The Mechanism of Activation of Glutamate Dehydrogenase-catalyzed Reactions by Two Different, Cooperatively Bound Activators

Abstract

Abstract The activation of NADH- and NADPH-dependent glutamate dehydrogenase-catalyzed reactions appears to be similar for two structurally different compounds, ADP and any of a series of monocarboxylic l-α-amino acids. ADP and l-leucine have identical effects on a large variety of glutamate dehydrogenase-catalyzed reactions. Transient state studies show that l-leucine increases the rate of release of NADPH from an enzyme-NADPH complex in a manner similar to that of ADP. The dissociation constant for the glutamate dehydrogenase-NADPH complex as measured by difference spectroscopy is increased by leucine, indicating that leucine interferes with this mode of NADPH binding.

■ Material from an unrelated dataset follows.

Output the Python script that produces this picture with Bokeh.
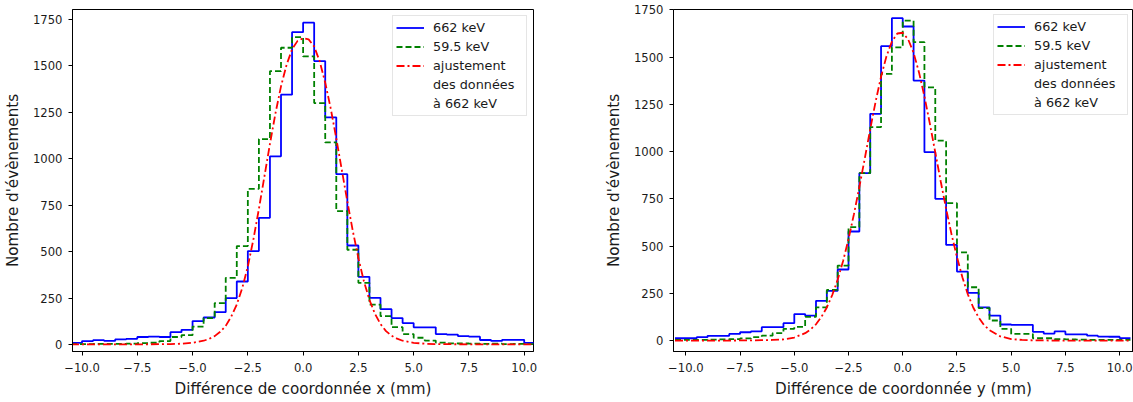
from bokeh.plotting import figure
from bokeh.layouts import row
from bokeh.models import Range1d, FixedTicker, CustomJSTickFormatter, Legend, LegendItem
from bokeh.embed import file_html
from bokeh.resources import INLINE

# ---------------- data ----------------
bin_edges = [-10.5 + 0.5 * i for i in range(43)]

# x-coordinate difference histograms (counts per 0.5 mm bin, from -10.5 to 10.5)
x_counts_662 = [8, 18, 23, 19, 27, 30, 40, 42, 40, 66, 79, 126, 145, 174, 250, 339, 503, 682,
                1013, 1345, 1682, 1733, 1526, 1223, 917, 533, 364, 251, 190, 142, 115, 92, 92,
                56, 53, 45, 42, 24, 19, 25, 25, 8]
x_counts_595 = [2, 2, 3, 3, 3, 4, 7, 9, 18, 40, 50, 96, 142, 223, 359, 530, 838, 1106,
                1472, 1598, 1655, 1551, 1300, 1088, 718, 510, 332, 215, 152, 93, 56, 36, 21,
                10, 6, 5, 4, 3, 4, 2, 3, 2]

# y-coordinate difference histograms
y_counts_662 = [12, 12, 18, 25, 25, 35, 44, 49, 71, 71, 92, 140, 132, 210, 263, 376, 577, 886,
                1200, 1558, 1706, 1662, 1376, 997, 750, 506, 365, 252, 176, 132, 85, 83, 83,
                46, 37, 48, 33, 33, 26, 21, 20, 13]
y_counts_595 = [3, 4, 4, 5, 6, 8, 11, 18, 26, 39, 62, 72, 125, 176, 268, 397, 600, 886,
                1129, 1411, 1552, 1693, 1579, 1340, 1058, 727, 467, 282, 172, 106, 62, 35, 35,
                12, 12, 8, 6, 5, 4, 4, 3, 3]

# fitted curves of the 662 keV data
x_fit_pos = [-10.5, -8, -7, -6, -5.5, -5, -4.5, -4.25, -4, -3.75, -3.5, -3.25, -3, -2.75, -2.5,
             -2.25, -2, -1.75, -1.5, -1.25, -1, -0.75, -0.5, -0.25, 0, 0.25, 0.5, 0.75, 1,
             1.25, 1.5, 1.75, 2, 2.25, 2.5, 2.75, 3, 3.25, 3.5, 3.75, 4, 4.25, 4.5, 5, 5.5, 6,
             7, 8, 10.5]
x_fit_val = [0, 0, 1, 2, 4, 9, 20, 30, 45, 68, 100, 150, 215, 305, 420,
             565, 730, 905, 1080, 1245, 1390, 1505, 1590, 1635, 1649, 1643, 1605, 1525, 1410,
             1270, 1110, 940, 770, 610, 465, 340, 240, 165, 110, 72, 47, 31, 20, 9, 4, 2,
             1, 0, 0]

y_fit_pos = [-10.5, -8, -7, -6.5, -6, -5.5, -5, -4.5, -4.25, -4, -3.75, -3.5, -3.25, -3, -2.75,
             -2.5, -2.25, -2, -1.75, -1.5, -1.25, -1, -0.75, -0.5, -0.25, 0, 0.25, 0.5, 0.75,
             1, 1.25, 1.5, 1.75, 2, 2.25, 2.5, 2.75, 3, 3.25, 3.5, 3.75, 4, 4.5, 5, 5.5, 6, 7,
             10.5]
y_fit_val = [0, 0, 1, 2, 3, 6, 16, 39, 59, 86, 125, 175, 241, 322, 421,
             537, 669, 813, 964, 1118, 1265, 1396, 1505, 1582, 1625, 1629, 1594, 1523, 1419,
             1292, 1148, 996, 843, 697, 562, 442, 335, 245, 175, 122, 82, 55, 22, 8, 3, 1, 0,
             0]

x_ticks = [-10, -7.5, -5, -2.5, 0, 2.5, 5, 7.5, 10]
y_ticks = [0, 250, 500, 750, 1000, 1250, 1500, 1750]

labels = ["662 keV", "59.5 keV", "ajustement", "des données", "à 662 keV"]

FONT = "DejaVu Sans"
TXT = "#1a1a1a"


def make_panel(c662, c595, fx, fy, xlabel, xr, yr, width, mbl, mbr, lmargin):
    p = figure(width=width, height=400, output_backend="svg", toolbar_location=None,
               x_range=Range1d(*xr), y_range=Range1d(*yr),
               min_border_left=mbl, min_border_right=mbr, min_border_top=9,
               min_border_bottom=49)
    p.grid.visible = False
    p.outline_line_color = "black"
    p.outline_line_width = 1
    p.background_fill_color = "white"

    r1 = p.step(bin_edges, c662 + [c662[-1]], mode="after", line_color="#0000ff",
                line_width=1.8)
    r2 = p.step(bin_edges, c595 + [c595[-1]], mode="after", line_color="#008000",
                line_width=1.8, line_dash="6 3")
    r3 = p.line(fx, fy, line_color="#ff0000", line_width=1.8, line_dash="8 3 2 3")
    r4 = p.line([], [], line_alpha=0)
    r5 = p.line([], [], line_alpha=0)

    p.xaxis.ticker = FixedTicker(ticks=x_ticks)
    p.xaxis.formatter = CustomJSTickFormatter(
        code="return (tick < 0 ? '\u2212' : '') + Math.abs(tick).toFixed(1);")
    p.yaxis.ticker = FixedTicker(ticks=y_ticks)
    for ax in (p.xaxis[0], p.yaxis[0]):
        ax.minor_tick_line_color = None
        ax.major_tick_out = 4
        ax.major_tick_in = 0
        ax.axis_line_color = "black"
        ax.major_tick_line_color = "black"
        ax.major_label_text_font = FONT
        ax.major_label_text_font_size = "11.6px"
        ax.major_label_text_color = TXT
        ax.axis_label_text_font = FONT
        ax.axis_label_text_font_size = "15.2px"
        ax.axis_label_text_font_style = "normal"
        ax.axis_label_text_color = TXT
    p.xaxis.major_label_standoff = 7
    p.xaxis.axis_label_standoff = 5
    p.yaxis.major_label_standoff = 6
    p.yaxis.axis_label_standoff = 8
    p.xaxis.axis_label = xlabel
    p.yaxis.axis_label = "Nombre d'évènements"

    items = [LegendItem(label=labels[i], renderers=[r]) for i, r in
             enumerate([r1, r2, r3, r4, r5])]
    leg = Legend(items=items, location="top_right", margin=lmargin, padding=3, spacing=2,
                 label_height=17, glyph_height=17, glyph_width=28, label_standoff=9,
                 label_width=90, label_text_font=FONT, label_text_font_size="12.8px",
                 label_text_color=TXT, border_line_color="#cccccc",
                 background_fill_color="white", background_fill_alpha=0.9)
    p.add_layout(leg)
    return p


p1 = make_panel(x_counts_662, x_counts_595, x_fit_pos, x_fit_val,
                "Différence de coordonnée x (mm)", (-10.43, 10.42), (-38, 1804),
                600, 72, 67, 6)
p2 = make_panel(y_counts_662, y_counts_595, y_fit_pos, y_fit_val,
                "Différence de coordonnée y (mm)", (-10.57, 10.64), (-58, 1752),
                533, 73, 0, 5)

layout = row(p1, p2)
open("out.html", "w").write(file_html(layout, INLINE))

It is shown that the dissociation constant for this leucine complex which interferes with a mode of NADPH binding is equal to the reported dissociation constant for the binary enzyme-leucine complex. The steady state kinetic activation constant which can be obtained by extrapolation to infinitely dilute substrate concentrations is equal to the dissociation constant of the binary enzyme-leucine complex. Since the tight binding of NADPH measured spectroscopically in the 340 nm region appears to be involved in a rate-limiting step, the mechanism of activation of α-keto-glutarate reduction by ADP and monocarboxylic l-α-amino acids may be to weaken this NADPH binding mode. Although kinetic activation data and the binding interactions with NADPH are similar for ADP and l-leucine, each activator enhances the binding of the other and, together, they have a slightly additive activation. Spectroscopic data presented in this paper indicate that the two types of activators have spatially separate binding sites on the enzyme and interact in a positive manner to enhance the binding of each other (i.e. positive cooperativity).